The uncanny valley describes the stage of a technology in which it has become humanlike but at the same time not human enough, making people uneasy. Given that speech technology continues to improve, have we moved into the realm of acceptance and out of the uncanny valley?

I’ve got a different question: Will we move out of “the annoying valley?” Having coined the term I get to write the definition: “The annoying valley is the gap between when a new technology is introduced and when someone using it actually finds it useful instead of annoying.”

Case in point: Most interactive voice response (IVR) systems, even speech-enabled ones, replace human interaction with a series of fixed menus. And with all due respect, they are almost all annoying.

Of course I have examples, and not only from hastily-built IVR systems and web pages but from carefully designed systems in use for years. My internet service provider uses a national call center and makes no effort to recognize my phone number when I dial in. Even after I enter my account information and authenticate myself, I get a menu that asks me what service I want to talk about—even though I’m only subscribed to a single service. And you’d think that somewhere, someplace in their database there’d be a notation that said, “This person is an expert. He’s already rebooted his modem and logged in to his personally owned cable modem and checked to see if the upstream and downstream channels are working. If he’s calling, he needs serious help.” Instead, their IVR system insists on telling me every time that “most problems can be handled on the [X company] website.” Uhhhh … if I could reach the website, I wouldn’t be calling. That company is stuck in the annoying valley.

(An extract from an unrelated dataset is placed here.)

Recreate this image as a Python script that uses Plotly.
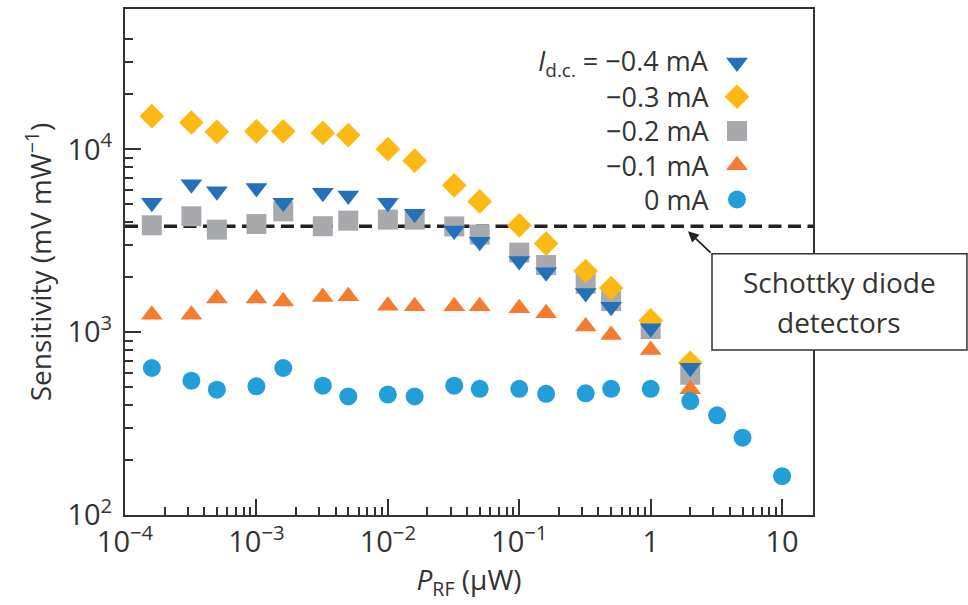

Inside call centers, advances in AI and speech technology give management new tools to implement oversight over their personnel—and create new annoying valleys, this time for the employees. One article I read gave details about a company’s new AI-powered, speech-enabled “assistant” that monitors phone calls and prompts agents to use certain key phrases during calls that, in management’s opinion and assessment, provide the best practice.

Some agents, formerly top-ranked according to the article, eventually quit in frustration. The rigid strictures of the AI- and speech-driven system narrowed their personal and effective styles; in the end, work became too annoying and they left. Of course they’re probably a minority; but if the creative agents leave, how will the company improve service? (My criticism may be misplaced; in other contexts I’d prefer that management retain strict control. There’s nothing like, e.g., a lab accident with chemicals [colleagues] or radiation [me] to make someone a little more careful with technology.)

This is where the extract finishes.